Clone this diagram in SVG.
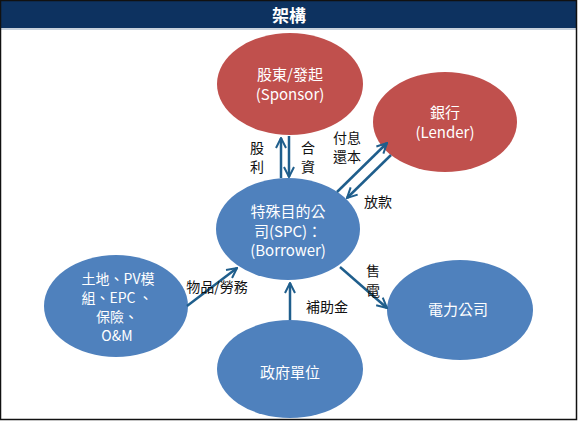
<svg xmlns="http://www.w3.org/2000/svg" width="578" height="421" viewBox="0 0 578 421">
<style>
.red{fill:#C0504D}
.blue{fill:#4F81BD}
.nt{fill:#fff;font-family:"Noto Sans CJK TC","Open Sans",sans-serif;font-size:15px;text-anchor:middle}
.sm{font-size:14px}
.lb{fill:#111;font-family:"Noto Sans CJK TC",sans-serif;font-size:14px;text-anchor:middle}
.ar{stroke:#1F5E8C;stroke-width:2.5;fill:none;marker-end:url(#ah)}
</style>
<defs>
<marker id="ah" viewBox="0 0 10 10" refX="9" refY="5" markerWidth="5" markerHeight="5" orient="auto" markerUnits="strokeWidth">
<polyline points="1,1 9,5 1,9" fill="none" stroke="#1F5E8C" stroke-width="1.6"/>
</marker>
</defs>
<rect x="0" y="0" width="578" height="421" fill="#fff"/>
<rect x="1" y="1" width="575" height="27" fill="#0D3260"/>
<line x1="1" y1="29" x2="576" y2="29" stroke="#8FA4BA" stroke-width="1.2"/>
<text x="289" y="22" fill="#fff" font-family="Noto Sans CJK TC,sans-serif" font-size="17" font-weight="bold" text-anchor="middle">架構</text>
<g id="sponsor"><ellipse class="red" cx="290" cy="84" rx="73" ry="51"/><text class="nt" x="290" y="80">股東/發起</text><text class="nt" x="290" y="100">(Sponsor)</text></g>
<g id="lender"><ellipse class="red" cx="445" cy="122" rx="72" ry="50"/><text class="nt" x="445" y="118">銀行</text><text class="nt" x="445" y="138">(Lender)</text></g>
<g id="spc"><ellipse class="blue" cx="288" cy="229" rx="72" ry="51"/><text class="nt" x="288" y="217">特殊目的公</text><text class="nt" x="288" y="237">司(SPC)：</text><text class="nt" x="288" y="256">(Borrower)</text></g>
<g id="suppliers"><ellipse class="blue" cx="116" cy="306" rx="72" ry="51"/><text class="nt sm" x="118" y="284">土地、PV模</text><text class="nt sm" x="117" y="303">組、EPC 、</text><text class="nt sm" x="117" y="322">保險、</text><text class="nt sm" x="117" y="341">O&amp;M</text></g>
<g id="power"><ellipse class="blue" cx="460" cy="310" rx="73" ry="50"/><text class="nt" x="458" y="315">電力公司</text></g>
<g id="gov"><ellipse class="blue" cx="290" cy="369" rx="73" ry="49"/><text class="nt" x="290" y="378">政府單位</text></g>
<g id="connectors">
<line class="ar" x1="281" y1="178" x2="281" y2="138"/>
<line class="ar" x1="289" y1="136" x2="289" y2="177"/>
<line class="ar" x1="337" y1="192" x2="387" y2="143"/>
<line class="ar" x1="391" y1="155" x2="347" y2="198"/>
<line class="ar" x1="187" y1="306" x2="237" y2="268"/>
<line class="ar" x1="340" y1="267" x2="387" y2="308"/>
<line class="ar" x1="290" y1="320" x2="290" y2="283"/>
</g>
<g id="labels">
<text class="lb" x="257" y="153">股</text><text class="lb" x="257" y="172">利</text>
<text class="lb" x="308" y="153">合</text><text class="lb" x="308" y="172">資</text>
<text class="lb" x="347" y="143">付息</text><text class="lb" x="347" y="162">還本</text>
<text class="lb" x="378" y="207">放款</text>
<text class="lb" x="217" y="292">物品/勞務</text>
<text class="lb" x="373" y="276">售</text><text class="lb" x="373" y="296">電</text>
<text class="lb" x="327" y="312">補助金</text>
</g>
<rect x="0.5" y="0.5" width="576" height="419" fill="none" stroke="#111" stroke-width="1.5"/>
</svg>
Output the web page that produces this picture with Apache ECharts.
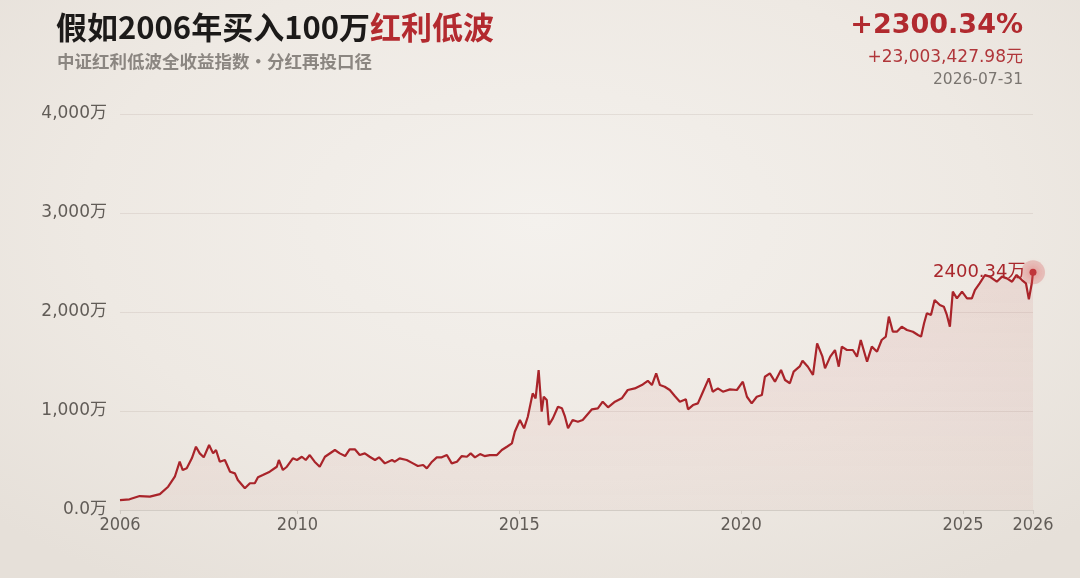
<!DOCTYPE html>
<html>
<head>
<meta charset="utf-8">
<script src="https://cdn.jsdelivr.net/npm/echarts@6/dist/echarts.min.js"></script>
<style>
html,body{margin:0;padding:0;width:1080px;height:578px;overflow:hidden;
background: radial-gradient(ellipse 70% 75% at 50% 38%, #f4f1ed 0%, #eee9e3 60%, #e6e0d9 100%);}
#c{width:1080px;height:578px;}
</style>
</head>
<body>
<div id="c"></div>
<script>
// ---- data (万元) ----
const dates = [
'2006-01-01','2006-03-20','2006-06-12','2006-09-04','2006-11-25','2007-02-01','2007-03-28','2007-05-07','2007-06-01','2007-07-04',
'2007-08-15','2007-09-18','2007-10-19','2007-11-21','2008-01-04','2008-02-06','2008-03-01','2008-04-01','2008-05-13','2008-06-25',
'2008-08-04','2008-08-28','2008-10-25','2008-12-06','2009-01-15','2009-02-10','2009-03-22','2009-05-18','2009-07-15','2009-08-01',
'2009-09-03','2009-10-06','2009-11-24','2009-12-28','2010-02-06','2010-03-10','2010-04-12','2010-05-22','2010-07-03','2010-08-15',
'2010-11-05','2010-12-15','2011-01-28','2011-03-06','2011-04-18','2011-05-28','2011-07-09','2011-08-18','2011-10-01','2011-11-03',
'2011-12-21','2012-02-18','2012-03-12','2012-04-21','2012-06-18','2012-08-09','2012-09-18','2012-11-01','2012-12-01','2013-01-13',
'2013-02-21','2013-04-03','2013-05-15','2013-06-24','2013-08-06','2013-09-15','2013-10-27','2013-11-27','2014-01-01','2014-02-12',
'2014-03-21','2014-05-03','2014-07-01','2014-08-10','2014-09-21','2014-11-01','2014-11-25','2015-01-06','2015-02-09','2015-03-12',
'2015-04-21','2015-05-15','2015-06-09','2015-07-04','2015-07-21','2015-08-15','2015-09-01','2015-10-04','2015-11-15','2015-12-18',
'2016-01-12','2016-02-06','2016-03-15','2016-04-27','2016-06-06','2016-08-21','2016-10-09','2016-11-18','2017-01-01','2017-02-27',
'2017-04-24','2017-06-12','2017-08-09','2017-10-06','2017-11-24','2017-12-28','2018-02-01','2018-03-04','2018-04-12','2018-05-24',
'2018-07-04','2018-08-15','2018-10-03','2018-10-21','2018-12-01','2019-01-10','2019-02-21','2019-04-10','2019-05-12','2019-06-24',
'2019-08-04','2019-10-01','2019-11-27','2020-01-15','2020-02-18','2020-03-28','2020-05-09','2020-06-20','2020-07-15','2020-08-25',
'2020-10-06','2020-11-25','2020-12-28','2021-02-06','2021-03-09','2021-04-28','2021-05-21','2021-07-04','2021-08-15','2021-09-18',
'2021-11-01','2021-11-22','2022-01-04','2022-02-12','2022-03-15','2022-04-09','2022-05-21','2022-07-09','2022-08-12','2022-09-12',
'2022-11-03','2022-12-12','2023-01-24','2023-03-03','2023-04-06','2023-05-01','2023-06-03','2023-07-06','2023-08-15','2023-09-27',
'2023-11-15','2023-12-27','2024-01-21','2024-02-15','2024-03-09','2024-04-12','2024-05-12','2024-06-24','2024-07-27','2024-08-21',
'2024-09-15','2024-10-09','2024-11-12','2024-12-24','2025-02-03','2025-03-15','2025-04-09','2025-05-18','2025-07-01','2025-08-09',
'2025-10-06','2025-11-18','2025-12-28','2026-02-09','2026-03-18','2026-05-01','2026-06-03','2026-06-27','2026-07-21','2026-07-31'
];
const values = [
100,108,141,135,161,235,336,488,404,421,
522,639,572,532,656,572,606,488,505,387,
370,303,219,270,270,330,353,387,437,505,
404,437,522,505,538,505,555,488,437,538,
606,572,545,613,613,555,572,538,505,532,
471,505,488,522,505,471,444,455,421,488,
532,532,555,471,488,545,538,572,532,565,
545,555,555,606,639,673,791,909,825,942,
1178,1128,1414,993,1144,1111,859,926,1043,1027,
942,825,909,892,909,1017,1027,1094,1037,1094,
1128,1212,1228,1262,1305,1262,1380,1262,1245,1212,
1151,1094,1118,1017,1060,1077,1195,1330,1195,1228,
1195,1218,1212,1296,1144,1077,1144,1162,1346,1380,
1296,1414,1313,1280,1397,1450,1508,1447,1364,1684,
1549,1431,1549,1616,1448,1650,1616,1616,1549,1717,
1498,1650,1599,1717,1751,1953,1801,1801,1852,1818,
1801,1768,1751,1886,1987,1970,2121,2071,2054,1970,
1852,2205,2138,2205,2138,2138,2222,2290,2374,2357,
2306,2357,2340,2306,2374,2323,2290,2128,2290,2400.34
];
const xTickDates = ['2006-01-01','2010-01-01','2015-01-01','2020-01-01','2025-01-01','2026-07-31'];
const xTickLabels = ['2006','2010','2015','2020','2025','2026'];
const yTicks = [0,1000,2000,3000,4000];
const titleMain = '假如2006年买入100万';
const titleRed = '红利低波';
const subtitle = '中证红利低波全收益指数·分红再投口径';
const returnPct = '+2300.34%';
const returnAmt = '+23,003,427.98元';
const endDate = '2026-07-31';
const endLabel = '2400.34万';

// date string -> fractional year (so a value axis can place it)
function yearFrac(s){
  const p = s.split('-').map(Number);
  const y = p[0];
  const start = Date.UTC(y,0,1), end = Date.UTC(y+1,0,1);
  return y + (Date.UTC(y,p[1]-1,p[2]) - start)/(end-start);
}

const chart = echarts.init(document.getElementById('c'), null, {renderer:'canvas'});
const tickPos = xTickDates.map(yearFrac);
function labelFor(v){
  for (let i=0;i<tickPos.length;i++) if (Math.abs(tickPos[i]-v) < 1e-6) return xTickLabels[i];
  return '';
}

const CJK = '"Noto Sans CJK SC", "Noto Sans", sans-serif';
const NUM = '"DejaVu Sans", "Noto Sans CJK SC", sans-serif';
const lastX = yearFrac(dates[dates.length-1]);
const lastY = values[values.length-1];

const option = {
  backgroundColor: 'transparent',
  animation: false,
  grid: {left: 120, right: 47, top: 114, bottom: 68, containLabel: false},
  xAxis: {
    type: 'value',
    min: tickPos[0],
    max: tickPos[tickPos.length-1],
    axisLine: {show: true, onZero: false, lineStyle: {color: '#d2ccc5', width: 1}},
    axisTick: {show: true, customValues: tickPos, length: 4, lineStyle: {color: '#cfc9c2'}},
    splitLine: {show: false},
    axisLabel: {
      customValues: tickPos,
      formatter: v => labelFor(v),
      color: '#615c57', fontSize: 18, margin: 6,
      fontFamily: '"DejaVu Sans Condensed", "DejaVu Sans", sans-serif'
    }
  },
  yAxis: {
    type: 'value', min: yTicks[0], max: yTicks[yTicks.length-1], interval: 1000,
    axisLine: {show: false}, axisTick: {show: false},
    splitLine: {show: true, lineStyle: {color: 'rgba(120,100,90,0.12)', width: 1}},
    axisLabel: {
      formatter: v => v === 0 ? '0.0万' : v.toLocaleString('en-US') + '万',
      color: '#615c57', fontSize: 17, margin: 13, fontFamily: NUM
    }
  },
  graphic: [
    {type:'text', left: 56, top: 12, style:{
      text: '{a|' + titleMain + '}{b|' + titleRed + '}',
      rich: {
        a: {fontSize: 31, fontWeight: 'bold', fill: '#1c1a19', fontFamily: CJK},
        b: {fontSize: 31, fontWeight: 'bold', fill: '#b32a2f', fontFamily: CJK}
      }
    }},
    {type:'text', left: 57, top: 53, style:{
      text: subtitle, fontSize: 17.5, fontWeight: 'bold', fill: '#8b8681', fontFamily: CJK
    }},
    {type:'text', right: 57, top: 12, style:{
      text: returnPct, fontSize: 27, fontWeight: 'bold', fill: '#b12a2f', fontFamily: NUM
    }},
    {type:'text', right: 57, top: 49, style:{
      text: returnAmt, fontSize: 17, fill: '#b0363a', fontFamily: NUM
    }},
    {type:'text', right: 57, top: 72, style:{
      text: endDate, fontSize: 15.5, fill: '#7a7570', fontFamily: NUM
    }}
  ],
  series: [{
    type: 'line',
    data: dates.map((d,i)=>[yearFrac(d), values[i]]),
    showSymbol: false,
    smooth: false,
    lineStyle: {color: '#a9242a', width: 2.2},
    areaStyle: {color: new echarts.graphic.LinearGradient(0,0,0,1,[
      {offset:0, color:'rgba(200,80,80,0.15)'},
      {offset:1, color:'rgba(200,80,80,0.06)'}
    ])},
    markPoint: {
      silent: true,
      data: [
        {coord: [lastX, lastY], symbol:'circle', symbolSize: 24,
         itemStyle:{color: 'rgba(215,90,90,0.28)'}, label:{show:false}},
        {coord: [lastX, lastY], symbol:'circle', symbolSize: 7,
         itemStyle:{color:'#c0353a', shadowBlur: 10, shadowColor:'rgba(220,70,70,0.9)'},
         label:{show:true, position:'left', distance: 4, formatter: endLabel,
           color:'#a9272c', fontSize: 18, fontFamily: NUM}}
      ]
    }
  }]
};
chart.setOption(option);
</script>
</body>
</html>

= = = = =

**EXERCISE OBJECTIVE:**
Gather up every line in the data above that contains the word "this", copying each one.

**THE REPLY:**
Clone this diagram in SVG.
Output the web page that produces this picture with Apache ECharts.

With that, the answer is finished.